The OM's treatment of me since OM, I do still work with him, has devastated me. This man was a predator of the worst type. I think I'll do this in a questionnaire form to make it easier to read.

3. I have humiliated myself by writing letters trying to salvage some normalcy between us since we work together. He ignores everything I say and that cuts me deep.

Been there, done that too....years ago. Trying to get closure. That didn't happen.

5. How do I move beyond finding in myself what I seem to still need from him. I don't want a EA/PA with him, I just want to be treated like I wasn't some whore that he has no use for now.

Have you considered quitting your job? I had to. I couldn't live with my mistake parading in front of my face daily.

6. I have had some people tell me on here that I've got to achieve this "wholeness" within myself without needing validation from anyone else.

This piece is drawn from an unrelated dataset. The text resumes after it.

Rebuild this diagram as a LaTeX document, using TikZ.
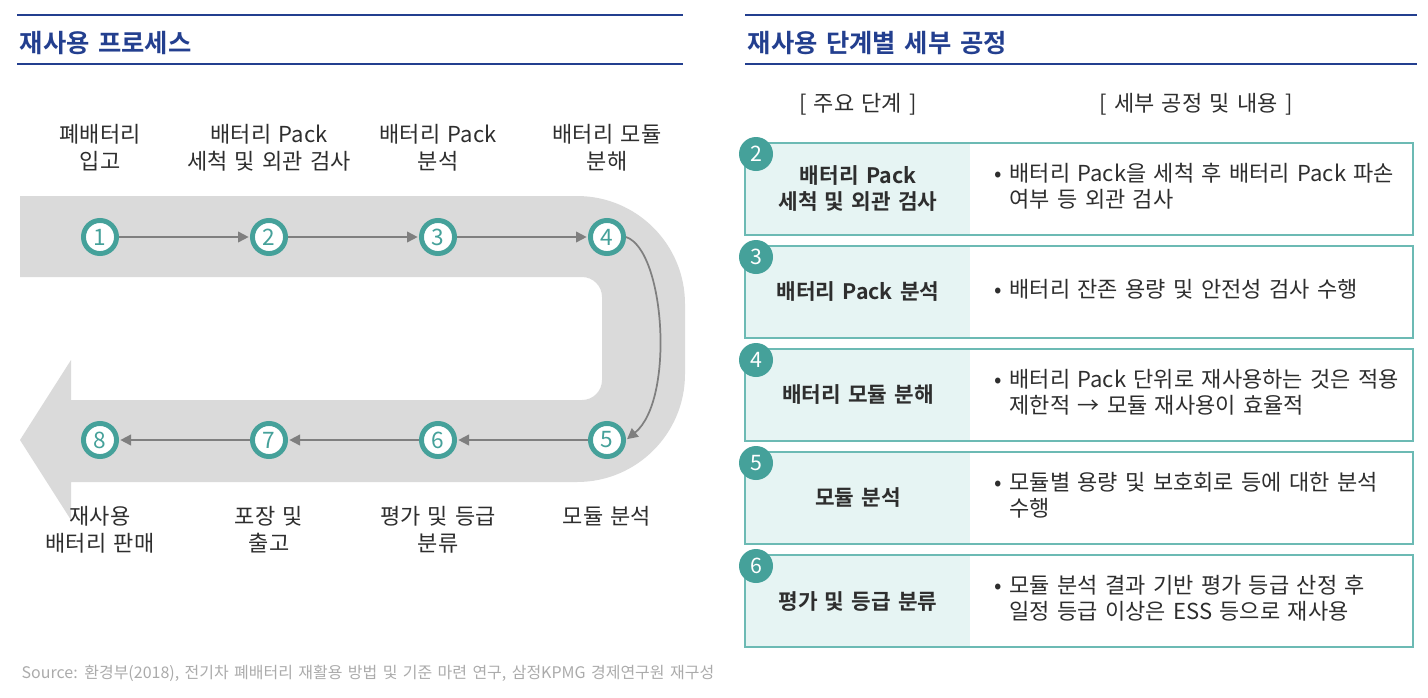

How do I get there?????

7. Yesterday and today have been major set backs with the crying uncontrollably again. I want to gain control over my life and need solid advice, and suggestions. Maybe someone can recommend a good book as a start.

There are lots of books you can read, but the best action you can ever take is to quit your job.

8. The things that I have done post A and during the A haunt me and I need to let it go and forgive myself for these pathetic weaknesses. I hate myself for begging for some kind of show of love from OM several times since A ended a year ago.

Quitting my job worked for me. I quit 4 years ago. That was the only way I was able to find myself and get my life back. And believe me, I tried everything.

Time heals the withdrawal and the pain.